Problem to work on: Without the images, write out the whole listing exactly.

Data segment:
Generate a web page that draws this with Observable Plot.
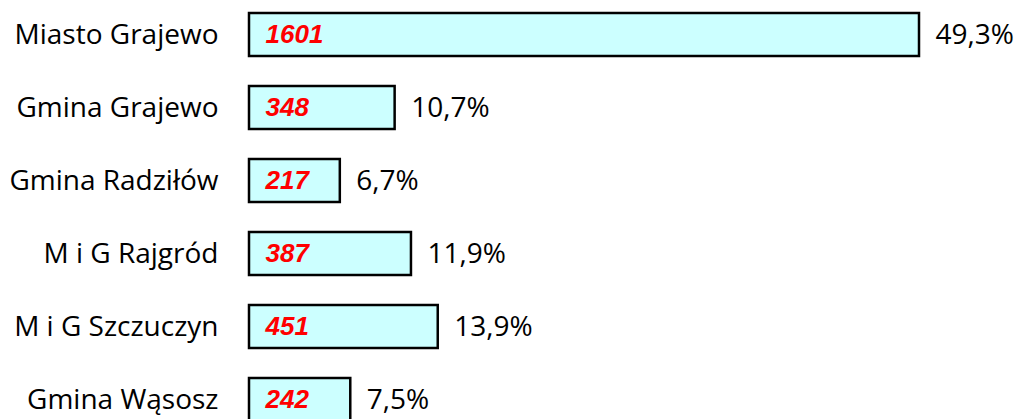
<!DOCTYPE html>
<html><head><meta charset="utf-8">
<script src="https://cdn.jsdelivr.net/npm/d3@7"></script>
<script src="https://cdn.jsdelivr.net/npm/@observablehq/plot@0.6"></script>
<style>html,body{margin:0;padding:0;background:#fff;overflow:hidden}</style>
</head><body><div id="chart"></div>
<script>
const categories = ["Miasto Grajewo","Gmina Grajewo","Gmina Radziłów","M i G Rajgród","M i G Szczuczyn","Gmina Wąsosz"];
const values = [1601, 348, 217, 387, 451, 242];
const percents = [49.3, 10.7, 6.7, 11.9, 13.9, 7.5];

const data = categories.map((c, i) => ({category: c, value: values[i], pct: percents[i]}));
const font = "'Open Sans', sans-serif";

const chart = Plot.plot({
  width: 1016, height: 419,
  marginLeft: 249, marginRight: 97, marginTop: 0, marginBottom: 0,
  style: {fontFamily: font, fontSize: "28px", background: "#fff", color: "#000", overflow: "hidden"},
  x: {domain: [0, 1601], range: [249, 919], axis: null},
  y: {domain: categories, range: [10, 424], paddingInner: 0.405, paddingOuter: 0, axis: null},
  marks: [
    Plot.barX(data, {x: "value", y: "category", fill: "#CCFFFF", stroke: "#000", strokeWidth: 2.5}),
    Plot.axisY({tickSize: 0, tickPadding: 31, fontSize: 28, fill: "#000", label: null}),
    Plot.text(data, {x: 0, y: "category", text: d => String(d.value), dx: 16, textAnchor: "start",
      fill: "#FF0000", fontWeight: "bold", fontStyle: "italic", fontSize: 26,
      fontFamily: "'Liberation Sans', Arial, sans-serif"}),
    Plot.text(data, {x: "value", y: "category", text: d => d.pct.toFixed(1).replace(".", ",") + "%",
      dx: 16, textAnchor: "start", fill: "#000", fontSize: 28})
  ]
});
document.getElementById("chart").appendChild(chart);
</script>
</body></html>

Solution to this problem:
Generate a web page that draws this with Observable Plot.
<!DOCTYPE html>
<html><head><meta charset="utf-8">
<script src="https://cdn.jsdelivr.net/npm/d3@7"></script>
<script src="https://cdn.jsdelivr.net/npm/@observablehq/plot@0.6"></script>
<style>html,body{margin:0;padding:0;background:#fff;overflow:hidden}</style>
</head><body><div id="chart"></div>
<script>
const categories = ["Miasto Grajewo","Gmina Grajewo","Gmina Radziłów","M i G Rajgród","M i G Szczuczyn","Gmina Wąsosz"];
const values = [1601, 348, 217, 387, 451, 242];
const percents = [49.3, 10.7, 6.7, 11.9, 13.9, 7.5];

const data = categories.map((c, i) => ({category: c, value: values[i], pct: percents[i]}));
const font = "'Open Sans', sans-serif";

const chart = Plot.plot({
  width: 1016, height: 419,
  marginLeft: 249, marginRight: 97, marginTop: 0, marginBottom: 0,
  style: {fontFamily: font, fontSize: "28px", background: "#fff", color: "#000", overflow: "hidden"},
  x: {domain: [0, 1601], range: [249, 919], axis: null},
  y: {domain: categories, range: [10, 424], paddingInner: 0.405, paddingOuter: 0, axis: null},
  marks: [
    Plot.barX(data, {x: "value", y: "category", fill: "#CCFFFF", stroke: "#000", strokeWidth: 2.5}),
    Plot.axisY({tickSize: 0, tickPadding: 31, fontSize: 28, fill: "#000", label: null}),
    Plot.text(data, {x: 0, y: "category", text: d => String(d.value), dx: 16, textAnchor: "start",
      fill: "#FF0000", fontWeight: "bold", fontStyle: "italic", fontSize: 26,
      fontFamily: "'Liberation Sans', Arial, sans-serif"}),
    Plot.text(data, {x: "value", y: "category", text: d => d.pct.toFixed(1).replace(".", ",") + "%",
      dx: 16, textAnchor: "start", fill: "#000", fontSize: 28})
  ]
});
document.getElementById("chart").appendChild(chart);
</script>
</body></html>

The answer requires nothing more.